French non-profit organization

The Secours Populaire Français (SPF), or French Popular Relief, is a French non-profit organization founded in Paris in 1945 dedicated to fighting poverty and discrimination in public life.

==Objectives==
Secours Populaire Français is a non-profit organization operating on donations and legacy funds, and is dedicated to fighting poverty and discrimination in France and the world. It aims to bring together people of all opinions, origins, and walks of life who wish to live in solidarity.

In France, SPF is particularly focused on providing victims of discrimination with emergency shelter, food, clothing, and referrals to health care facilities. The organization also supports equal access to housing, health, vacations, cultural, sports and leisure activities, and job placement — stressing that even in non-emergencies, equal access to services is a matter of personal dignity.
Secours Populaire Français also works globally, providing both emergency aid and ongoing development projects, working closely with expert associations capable of identifying local needs. These local partners provide long-term monitoring of program impact on local cultures.

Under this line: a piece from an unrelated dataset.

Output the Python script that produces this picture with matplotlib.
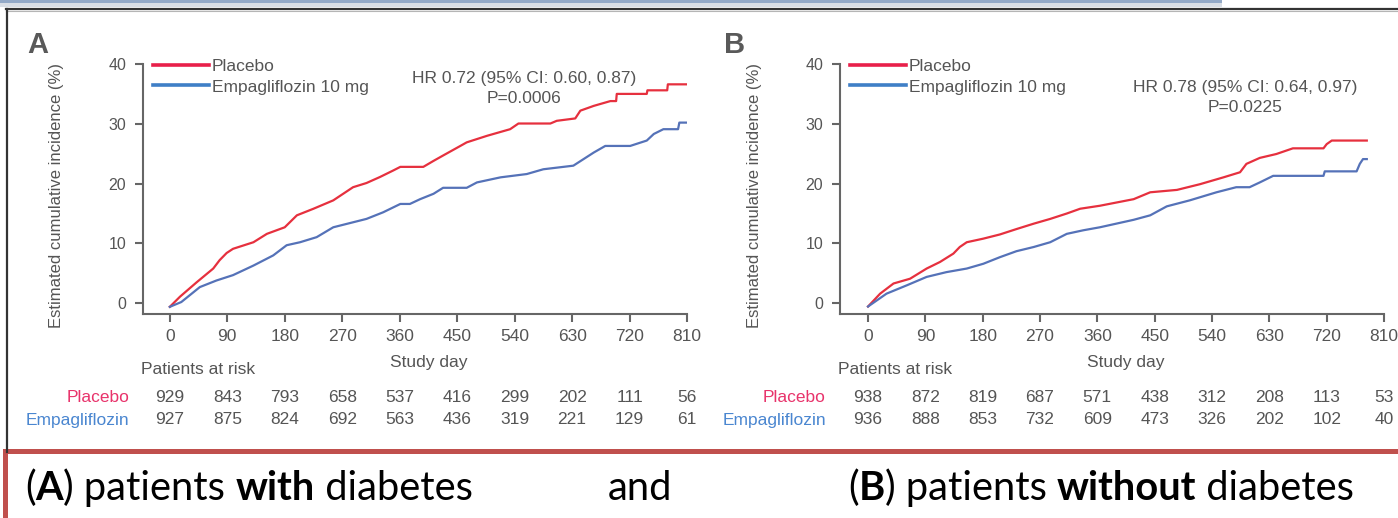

SPF is partnered with numerous private and government associations in the French, European, and global spheres.

==History and Operations==
French Secours Populaire grew out of an earlier organization, the Secours Rouge International, founded in 1926 with the aim of providing a relief effort similar to the International Red Cross, with an emphasis on Communist and antifascist ideals. Communist intellectuals such as Henri Barbusse and Romain Rolland were associated with the organization. The SRI provided outreach to prisoners and deported persons.

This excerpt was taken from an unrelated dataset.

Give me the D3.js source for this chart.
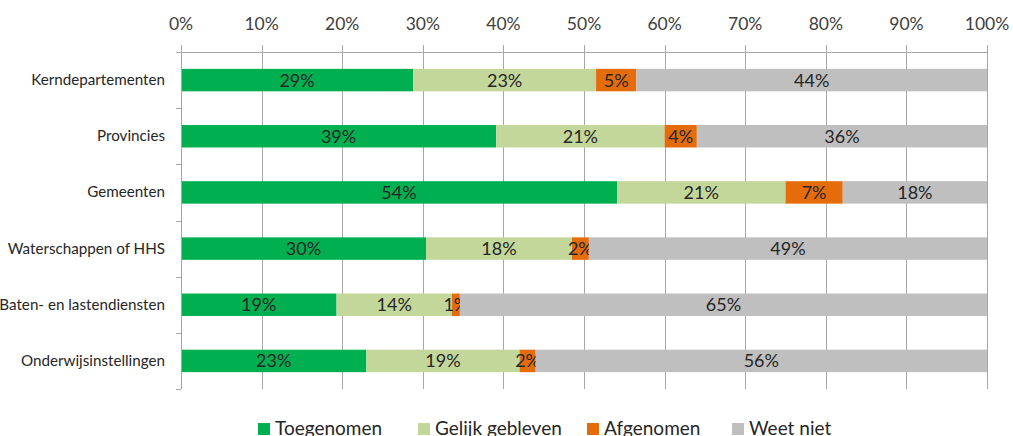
<!DOCTYPE html>
<html>
<head>
<meta charset="utf-8">
<script src="https://cdn.jsdelivr.net/npm/d3@7"></script>
<style>
    body { margin: 0; background: #fff; }
    svg { display: block; font-family: Lato, "Open Sans", sans-serif; }
</style>
</head>
<body>
<div id="chart"></div>
<script>
// data (percent of each row)
const categories = ['Kerndepartementen', 'Provincies', 'Gemeenten', 'Waterschappen of HHS',
                    'Baten- en lastendiensten', 'Onderwijsinstellingen'];
const series = ['Toegenomen', 'Gelijk gebleven', 'Afgenomen', 'Weet niet'];
const toegenomen = [28.8, 39.1, 54.1, 30.4, 19.3, 23.0];
const gelijk = [22.7, 20.9, 20.9, 18.1, 14.3, 19.0];
const afgenomen = [5.0, 4.0, 7.1, 2.1, 1.0, 2.0];
const weetNiet = [43.5, 36.0, 17.9, 49.4, 65.4, 56.0];
const ticks = [0, 10, 20, 30, 40, 50, 60, 70, 80, 90, 100];

const colors = ['#00B050', '#C4D79B', '#E46C0A', '#BFBFBF'];

window.Chart = window.Chart || {};

Chart.init = function() {
    Chart.width = 1013;
    Chart.height = 436;
    Chart.left = 181;
    Chart.right = 987;
    Chart.top = 52;
    Chart.bottom = 389;

    Chart.svg = d3.select('#chart').append('svg')
                  .attr('width', Chart.width)
                  .attr('height', Chart.height);

    Chart.x = d3.scaleLinear().domain([0, 100]).range([Chart.left, Chart.right]);
    Chart.y = d3.scaleBand().domain(categories)
                .range([Chart.top, Chart.bottom])
                .paddingInner(0.6).paddingOuter(0.3);

    Chart.drawGrid();
    Chart.drawBars();
    Chart.drawAxes();
    Chart.drawLegend();
};

Chart.drawGrid = function() {
    const g = Chart.svg.append('g');
    g.selectAll('line.grid').data(ticks).join('line')
     .attr('x1', d => Math.round(Chart.x(d)) + 0.5).attr('x2', d => Math.round(Chart.x(d)) + 0.5)
     .attr('y1', Chart.top - 7).attr('y2', Chart.bottom)
     .attr('stroke', '#a6a6a6').attr('stroke-width', 1);

    g.selectAll('text').data(ticks).join('text')
     .attr('x', d => Chart.x(d))
     .attr('y', 30)
     .attr('text-anchor', 'middle')
     .attr('fill', '#404040')
     .attr('font-size', 17.5)
     .text(d => d + '%');
};

Chart.drawBars = function() {
    const values = [toegenomen, gelijk, afgenomen, weetNiet];
    const rows = categories.map((c, i) => {
        const row = { cat: c };
        series.forEach((s, k) => row[s] = values[k][i]);
        return row;
    });
    const stacked = d3.stack().keys(series)(rows);

    const layers = Chart.svg.append('g').selectAll('g').data(stacked).join('g')
                        .attr('fill', (d, k) => colors[k]);

    layers.selectAll('rect').data(d => d).join('rect')
          .attr('x', d => Chart.x(d[0]))
          .attr('width', d => Chart.x(d[1]) - Chart.x(d[0]))
          .attr('y', d => Chart.y(d.data.cat))
          .attr('height', Chart.y.bandwidth());

    layers.selectAll('text').data(d => d).join('text')
          .attr('x', d => (Chart.x(d[0]) + Chart.x(d[1])) / 2)
          .attr('y', d => Chart.y(d.data.cat) + Chart.y.bandwidth() / 2 + 6.5)
          .attr('text-anchor', 'middle')
          .attr('fill', '#262626')
          .attr('font-size', 18)
          .text(d => Math.round(d[1] - d[0]) + '%');
};

Chart.drawAxes = function() {
    const g = Chart.svg.append('g');
    // top horizontal line and left axis
    g.append('line')
     .attr('x1', Chart.left - 5).attr('x2', Chart.right)
     .attr('y1', Chart.top + 0.5).attr('y2', Chart.top + 0.5)
     .attr('stroke', '#a6a6a6');
    g.append('line')
     .attr('x1', Chart.left + 0.5).attr('x2', Chart.left + 0.5)
     .attr('y1', Chart.top).attr('y2', Chart.bottom)
     .attr('stroke', '#a6a6a6');

    const edges = categories.map(c => Chart.y(c) - Chart.y.step() * 0.3).concat([Chart.bottom]);
    g.selectAll('line.tick').data(edges).join('line')
     .attr('class', 'tick')
     .attr('x1', Chart.left - 5).attr('x2', Chart.left)
     .attr('y1', d => Math.round(d) + 0.5).attr('y2', d => Math.round(d) + 0.5)
     .attr('stroke', '#a6a6a6');

    g.selectAll('text').data(categories).join('text')
     .attr('x', 165)
     .attr('y', d => Chart.y(d) + Chart.y.bandwidth() / 2 + 5)
     .attr('text-anchor', 'end')
     .attr('fill', '#262626')
     .attr('font-size', 15.2)
     .text(d => d);
};

Chart.drawLegend = function() {
    const xs = [258, 418, 587, 732];
    const g = Chart.svg.append('g').selectAll('g').data(series).join('g')
                   .attr('transform', (d, k) => 'translate(' + xs[k] + ',423)');
    g.append('rect').attr('width', 12).attr('height', 12)
     .attr('fill', (d, k) => colors[k]);
    g.append('text').attr('x', 17).attr('y', 12)
     .attr('fill', '#262626')
     .attr('font-size', 19)
     .text(d => d);
};

document.addEventListener('DOMContentLoaded', Chart.init);
</script>
</body>
</html>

In 1936, the organization changed its name to Secours Populaire de France et des Colonies. The organization was dissolved in 1939 for the duration of the War in Europe, with half of the organization's officers either shot or dead from the pressures of forced deportation. The effort resumed in 1944 with the liberation of France, with relief operations primarily aimed at children and prisoners of war. The organization adopted its current name in 1945 and its remaining members had direct personal experience with the deportation camps, prisons, and vagaries of clandestine life in occupied France.

Over the years Secours Populaire Français has become pre-eminent among French organizations aligned against poverty and discrimination. Its work with children has led to its recognition by French national educational organizations. It continues to engage in charitable projects with strategic partners working to fight discrimination, child abuse, and anti-social behavior.
The organization maintains a publication called Convergence for its charitable donors and fundraising partners.

The organization has campaigned in France for laws requiring supermarkets to preserve their unsold food if it is deemed to be unsaleable before its expiration date — for distribution to the poor and homeless — and prohibiting stores from contaminating the food with chemicals such as bleach to render it unfit for human consumption. A petition circulated by the group garnered 179,000 signatures. An industry spokesman proposed collecting donations from customers as an alternative, and defended the practice of bleach treatment as necessary to prevent inevitable food poisoning in homeless people eating spoiled food.

On April 21, 2015, the SPF organized an event for impoverished French children, providing admission for over 7,000 children to Park Asterix, an amusement park in Plailly, Oise, France, based on the popular comic-book character Asterix the Gaul.

The SPF allocated €50,000 to victims of the April 2015 Nepal earthquake.